The problem:
Print the data exactly, leaving nothing out.

Given material:
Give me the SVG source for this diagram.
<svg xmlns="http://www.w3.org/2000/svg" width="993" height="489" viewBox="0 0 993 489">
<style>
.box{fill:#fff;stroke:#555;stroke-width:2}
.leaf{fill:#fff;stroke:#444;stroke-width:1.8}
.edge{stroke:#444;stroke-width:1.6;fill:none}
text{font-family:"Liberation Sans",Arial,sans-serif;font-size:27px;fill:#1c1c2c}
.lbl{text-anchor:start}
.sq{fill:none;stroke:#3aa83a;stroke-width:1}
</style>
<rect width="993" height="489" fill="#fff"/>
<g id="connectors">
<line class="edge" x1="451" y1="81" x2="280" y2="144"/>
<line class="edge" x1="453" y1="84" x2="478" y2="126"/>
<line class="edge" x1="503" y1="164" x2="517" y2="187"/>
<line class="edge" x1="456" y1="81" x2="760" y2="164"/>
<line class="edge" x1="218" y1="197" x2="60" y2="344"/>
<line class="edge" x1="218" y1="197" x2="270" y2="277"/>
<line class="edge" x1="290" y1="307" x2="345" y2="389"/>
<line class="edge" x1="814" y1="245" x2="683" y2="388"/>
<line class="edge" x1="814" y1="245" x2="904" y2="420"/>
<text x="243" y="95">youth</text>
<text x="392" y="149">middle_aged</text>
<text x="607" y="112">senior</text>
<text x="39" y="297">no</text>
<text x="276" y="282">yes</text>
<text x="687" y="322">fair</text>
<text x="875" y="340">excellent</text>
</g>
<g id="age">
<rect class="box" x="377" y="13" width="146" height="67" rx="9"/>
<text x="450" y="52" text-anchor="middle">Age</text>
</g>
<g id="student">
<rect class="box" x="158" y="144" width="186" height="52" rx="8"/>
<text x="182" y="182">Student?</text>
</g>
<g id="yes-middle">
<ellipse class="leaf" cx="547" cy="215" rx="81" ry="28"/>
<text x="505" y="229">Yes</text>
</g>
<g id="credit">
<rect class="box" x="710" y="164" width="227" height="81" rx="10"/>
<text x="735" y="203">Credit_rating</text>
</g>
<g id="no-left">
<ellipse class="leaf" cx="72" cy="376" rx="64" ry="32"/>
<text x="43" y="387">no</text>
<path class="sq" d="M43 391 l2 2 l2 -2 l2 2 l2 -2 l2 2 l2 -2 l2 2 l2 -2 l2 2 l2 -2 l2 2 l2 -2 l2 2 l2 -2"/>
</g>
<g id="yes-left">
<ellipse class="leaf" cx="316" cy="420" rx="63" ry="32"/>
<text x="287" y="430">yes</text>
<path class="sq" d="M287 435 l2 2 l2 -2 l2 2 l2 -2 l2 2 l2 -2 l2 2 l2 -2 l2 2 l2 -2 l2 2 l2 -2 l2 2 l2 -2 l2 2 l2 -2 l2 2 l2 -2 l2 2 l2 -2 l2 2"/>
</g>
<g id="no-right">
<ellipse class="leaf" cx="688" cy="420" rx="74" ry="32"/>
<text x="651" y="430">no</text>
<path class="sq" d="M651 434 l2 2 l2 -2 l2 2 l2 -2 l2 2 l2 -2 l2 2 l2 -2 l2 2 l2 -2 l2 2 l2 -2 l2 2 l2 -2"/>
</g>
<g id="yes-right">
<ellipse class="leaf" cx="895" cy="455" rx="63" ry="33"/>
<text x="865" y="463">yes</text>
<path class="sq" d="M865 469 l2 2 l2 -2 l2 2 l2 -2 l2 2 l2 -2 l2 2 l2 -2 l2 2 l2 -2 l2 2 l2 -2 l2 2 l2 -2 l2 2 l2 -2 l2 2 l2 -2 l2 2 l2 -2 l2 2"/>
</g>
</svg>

Exercise answer:
Give me the SVG source for this diagram.
<svg xmlns="http://www.w3.org/2000/svg" width="993" height="489" viewBox="0 0 993 489">
<style>
.box{fill:#fff;stroke:#555;stroke-width:2}
.leaf{fill:#fff;stroke:#444;stroke-width:1.8}
.edge{stroke:#444;stroke-width:1.6;fill:none}
text{font-family:"Liberation Sans",Arial,sans-serif;font-size:27px;fill:#1c1c2c}
.lbl{text-anchor:start}
.sq{fill:none;stroke:#3aa83a;stroke-width:1}
</style>
<rect width="993" height="489" fill="#fff"/>
<g id="connectors">
<line class="edge" x1="451" y1="81" x2="280" y2="144"/>
<line class="edge" x1="453" y1="84" x2="478" y2="126"/>
<line class="edge" x1="503" y1="164" x2="517" y2="187"/>
<line class="edge" x1="456" y1="81" x2="760" y2="164"/>
<line class="edge" x1="218" y1="197" x2="60" y2="344"/>
<line class="edge" x1="218" y1="197" x2="270" y2="277"/>
<line class="edge" x1="290" y1="307" x2="345" y2="389"/>
<line class="edge" x1="814" y1="245" x2="683" y2="388"/>
<line class="edge" x1="814" y1="245" x2="904" y2="420"/>
<text x="243" y="95">youth</text>
<text x="392" y="149">middle_aged</text>
<text x="607" y="112">senior</text>
<text x="39" y="297">no</text>
<text x="276" y="282">yes</text>
<text x="687" y="322">fair</text>
<text x="875" y="340">excellent</text>
</g>
<g id="age">
<rect class="box" x="377" y="13" width="146" height="67" rx="9"/>
<text x="450" y="52" text-anchor="middle">Age</text>
</g>
<g id="student">
<rect class="box" x="158" y="144" width="186" height="52" rx="8"/>
<text x="182" y="182">Student?</text>
</g>
<g id="yes-middle">
<ellipse class="leaf" cx="547" cy="215" rx="81" ry="28"/>
<text x="505" y="229">Yes</text>
</g>
<g id="credit">
<rect class="box" x="710" y="164" width="227" height="81" rx="10"/>
<text x="735" y="203">Credit_rating</text>
</g>
<g id="no-left">
<ellipse class="leaf" cx="72" cy="376" rx="64" ry="32"/>
<text x="43" y="387">no</text>
<path class="sq" d="M43 391 l2 2 l2 -2 l2 2 l2 -2 l2 2 l2 -2 l2 2 l2 -2 l2 2 l2 -2 l2 2 l2 -2 l2 2 l2 -2"/>
</g>
<g id="yes-left">
<ellipse class="leaf" cx="316" cy="420" rx="63" ry="32"/>
<text x="287" y="430">yes</text>
<path class="sq" d="M287 435 l2 2 l2 -2 l2 2 l2 -2 l2 2 l2 -2 l2 2 l2 -2 l2 2 l2 -2 l2 2 l2 -2 l2 2 l2 -2 l2 2 l2 -2 l2 2 l2 -2 l2 2 l2 -2 l2 2"/>
</g>
<g id="no-right">
<ellipse class="leaf" cx="688" cy="420" rx="74" ry="32"/>
<text x="651" y="430">no</text>
<path class="sq" d="M651 434 l2 2 l2 -2 l2 2 l2 -2 l2 2 l2 -2 l2 2 l2 -2 l2 2 l2 -2 l2 2 l2 -2 l2 2 l2 -2"/>
</g>
<g id="yes-right">
<ellipse class="leaf" cx="895" cy="455" rx="63" ry="33"/>
<text x="865" y="463">yes</text>
<path class="sq" d="M865 469 l2 2 l2 -2 l2 2 l2 -2 l2 2 l2 -2 l2 2 l2 -2 l2 2 l2 -2 l2 2 l2 -2 l2 2 l2 -2 l2 2 l2 -2 l2 2 l2 -2 l2 2 l2 -2 l2 2"/>
</g>
</svg>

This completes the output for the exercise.